Produce an exact transcription of the listing below, omitting the pictures.

--- Begin Data shown ---

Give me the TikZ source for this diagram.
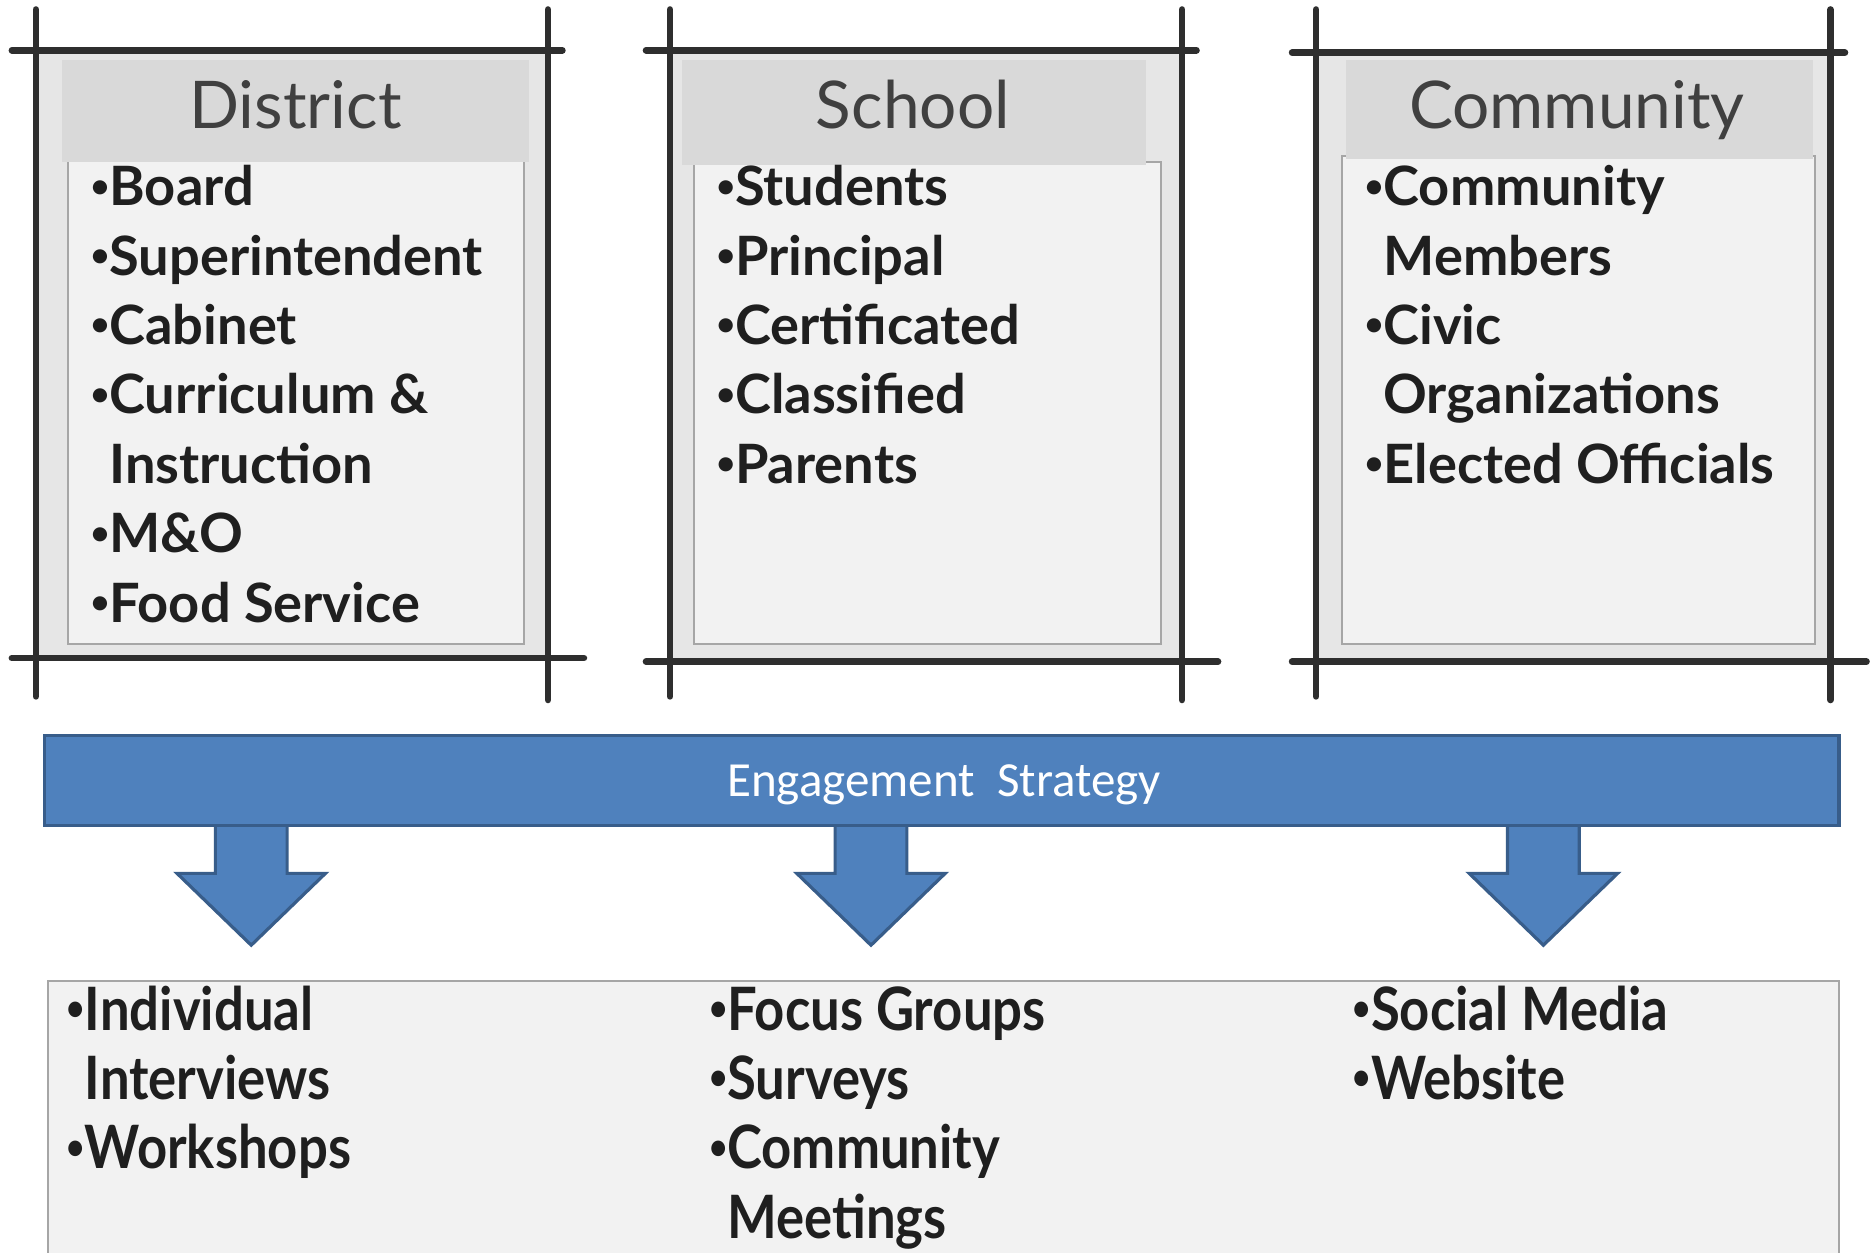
\documentclass[tikz,border=0pt]{standalone}
\usepackage{fontspec}
\setmainfont{Lato}
\newfontfamily\narrowfont[FakeStretch=0.88]{Lato}
\newfontfamily\barfont{Carlito}
\definecolor{framegray}{HTML}{E6E6E6}
\definecolor{headgray}{HTML}{D9D9D9}
\definecolor{listgray}{HTML}{F2F2F2}
\definecolor{edgegray}{HTML}{A6A6A6}
\definecolor{barblue}{HTML}{4F81BD}
\definecolor{baredge}{HTML}{385D8A}
\newcommand{\itemdot}{\raisebox{0.16em}{\scalebox{0.6}{\textbullet}}}

\begin{document}
\begin{tikzpicture}[x=0.3pt,y=-0.3pt,
    frameline/.style={line width=1.7pt,draw=black!82,line cap=round},
    listbox/.style={fill=listgray,draw=edgegray,line width=0.5pt},
    bar/.style={fill=barblue,draw=baredge,line width=0.8pt},
    title/.style={anchor=base,text=black!75,font=\fontsize{16.5}{20}\selectfont},
    item/.style={anchor=base west,inner sep=0pt,text=black!88,font=\fontsize{13.6}{16}\selectfont\bfseries},
    method/.style={anchor=base west,inner sep=0pt,text=black!88,font=\fontsize{15}{18}\selectfont\narrowfont\bfseries}]
  \useasboundingbox (0,0) rectangle (1568,1047);

  % the three sketched frames
  \foreach \fl/\fr/\ft/\fb/\hl/\hr/\hb/\cl/\cr in {30/458/42/550/52/442/135/57/438,
      560/988/42/553/570/958/138/580/970,1100/1530/44/553/1125/1515/133/1122/1517}
  {
    \fill[framegray] (\fl,\ft) rectangle (\fr,\fb);
    \filldraw[listbox] (\cl,\hb-3) rectangle (\cr,538);
    \fill[headgray] (\hl,50) rectangle (\hr,\hb);
    \draw[frameline] (\fl-20,\ft) -- (\fr+12,\ft);
    \draw[frameline] (\fl-20,\fb) -- (\fr+30,\fb);
    \draw[frameline] (\fl,8) -- (\fl,582);
    \draw[frameline] (\fr,8) -- (\fr,585);
  }

  \node[title] (district) at (247,107) {District};
  \node[title] (school) at (763,107) {School};
  \node[title] (community) at (1318,107) {Community};

  \foreach \txt [count=\i] in {{\itemdot Board},{\itemdot Superintendent},{\itemdot Cabinet},
      {\itemdot Curriculum \&},{\phantom{\itemdot}Instruction},{\itemdot M\&O},{\itemdot Food Service}}
    \node[item] (district\i) at (75,114+58*\i) {\txt};
  \foreach \txt [count=\i] in {{\itemdot Students},{\itemdot Principal},{\itemdot Certificated},
      {\itemdot Classified},{\itemdot Parents}}
    \node[item] (school\i) at (598,114+58*\i) {\txt};
  \foreach \txt [count=\i] in {{\itemdot Community},{\phantom{\itemdot}Members},{\itemdot Civic},
      {\phantom{\itemdot}Organizations},{\itemdot Elected Officials}}
    \node[item] (community\i) at (1140,114+58*\i) {\txt};

  % engagement strategy
  \foreach \c in {210,728,1290}
    \filldraw[bar] (\c-30,690) -- (\c-30,730) -- (\c-62,730) -- (\c,790) -- (\c+62,730) -- (\c+30,730) -- (\c+30,690);
  \filldraw[bar] (37,615) rectangle (1537,690);
  \node[anchor=base,text=white,font=\barfont\fontsize{12.3}{15}\selectfont] (strategy) at (789,666) {Engagement\ \ Strategy};

  \filldraw[listbox] (40,820) rectangle (1537,1056);
  \foreach \txt [count=\i] in {{\itemdot Individual},{\phantom{\itemdot}Interviews},{\itemdot Workshops}}
    \node[method] (onesie\i) at (55,803+58*\i) {\txt};
  \foreach \txt [count=\i] in {{\itemdot Focus Groups},{\itemdot Surveys},{\itemdot Community},
      {\phantom{\itemdot}Meetings}}
    \node[method] (group\i) at (592,803+58*\i) {\txt};
  \foreach \txt [count=\i] in {{\itemdot Social Media},{\itemdot Website}}
    \node[method] (online\i) at (1130,803+58*\i) {\txt};
\end{tikzpicture}
\end{document}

--- End Data shown ---

Response below:
Give me the TikZ source for this diagram.
\documentclass[tikz,border=0pt]{standalone}
\usepackage{fontspec}
\setmainfont{Lato}
\newfontfamily\narrowfont[FakeStretch=0.88]{Lato}
\newfontfamily\barfont{Carlito}
\definecolor{framegray}{HTML}{E6E6E6}
\definecolor{headgray}{HTML}{D9D9D9}
\definecolor{listgray}{HTML}{F2F2F2}
\definecolor{edgegray}{HTML}{A6A6A6}
\definecolor{barblue}{HTML}{4F81BD}
\definecolor{baredge}{HTML}{385D8A}
\newcommand{\itemdot}{\raisebox{0.16em}{\scalebox{0.6}{\textbullet}}}

\begin{document}
\begin{tikzpicture}[x=0.3pt,y=-0.3pt,
    frameline/.style={line width=1.7pt,draw=black!82,line cap=round},
    listbox/.style={fill=listgray,draw=edgegray,line width=0.5pt},
    bar/.style={fill=barblue,draw=baredge,line width=0.8pt},
    title/.style={anchor=base,text=black!75,font=\fontsize{16.5}{20}\selectfont},
    item/.style={anchor=base west,inner sep=0pt,text=black!88,font=\fontsize{13.6}{16}\selectfont\bfseries},
    method/.style={anchor=base west,inner sep=0pt,text=black!88,font=\fontsize{15}{18}\selectfont\narrowfont\bfseries}]
  \useasboundingbox (0,0) rectangle (1568,1047);

  % the three sketched frames
  \foreach \fl/\fr/\ft/\fb/\hl/\hr/\hb/\cl/\cr in {30/458/42/550/52/442/135/57/438,
      560/988/42/553/570/958/138/580/970,1100/1530/44/553/1125/1515/133/1122/1517}
  {
    \fill[framegray] (\fl,\ft) rectangle (\fr,\fb);
    \filldraw[listbox] (\cl,\hb-3) rectangle (\cr,538);
    \fill[headgray] (\hl,50) rectangle (\hr,\hb);
    \draw[frameline] (\fl-20,\ft) -- (\fr+12,\ft);
    \draw[frameline] (\fl-20,\fb) -- (\fr+30,\fb);
    \draw[frameline] (\fl,8) -- (\fl,582);
    \draw[frameline] (\fr,8) -- (\fr,585);
  }

  \node[title] (district) at (247,107) {District};
  \node[title] (school) at (763,107) {School};
  \node[title] (community) at (1318,107) {Community};

  \foreach \txt [count=\i] in {{\itemdot Board},{\itemdot Superintendent},{\itemdot Cabinet},
      {\itemdot Curriculum \&},{\phantom{\itemdot}Instruction},{\itemdot M\&O},{\itemdot Food Service}}
    \node[item] (district\i) at (75,114+58*\i) {\txt};
  \foreach \txt [count=\i] in {{\itemdot Students},{\itemdot Principal},{\itemdot Certificated},
      {\itemdot Classified},{\itemdot Parents}}
    \node[item] (school\i) at (598,114+58*\i) {\txt};
  \foreach \txt [count=\i] in {{\itemdot Community},{\phantom{\itemdot}Members},{\itemdot Civic},
      {\phantom{\itemdot}Organizations},{\itemdot Elected Officials}}
    \node[item] (community\i) at (1140,114+58*\i) {\txt};

  % engagement strategy
  \foreach \c in {210,728,1290}
    \filldraw[bar] (\c-30,690) -- (\c-30,730) -- (\c-62,730) -- (\c,790) -- (\c+62,730) -- (\c+30,730) -- (\c+30,690);
  \filldraw[bar] (37,615) rectangle (1537,690);
  \node[anchor=base,text=white,font=\barfont\fontsize{12.3}{15}\selectfont] (strategy) at (789,666) {Engagement\ \ Strategy};

  \filldraw[listbox] (40,820) rectangle (1537,1056);
  \foreach \txt [count=\i] in {{\itemdot Individual},{\phantom{\itemdot}Interviews},{\itemdot Workshops}}
    \node[method] (onesie\i) at (55,803+58*\i) {\txt};
  \foreach \txt [count=\i] in {{\itemdot Focus Groups},{\itemdot Surveys},{\itemdot Community},
      {\phantom{\itemdot}Meetings}}
    \node[method] (group\i) at (592,803+58*\i) {\txt};
  \foreach \txt [count=\i] in {{\itemdot Social Media},{\itemdot Website}}
    \node[method] (online\i) at (1130,803+58*\i) {\txt};
\end{tikzpicture}
\end{document}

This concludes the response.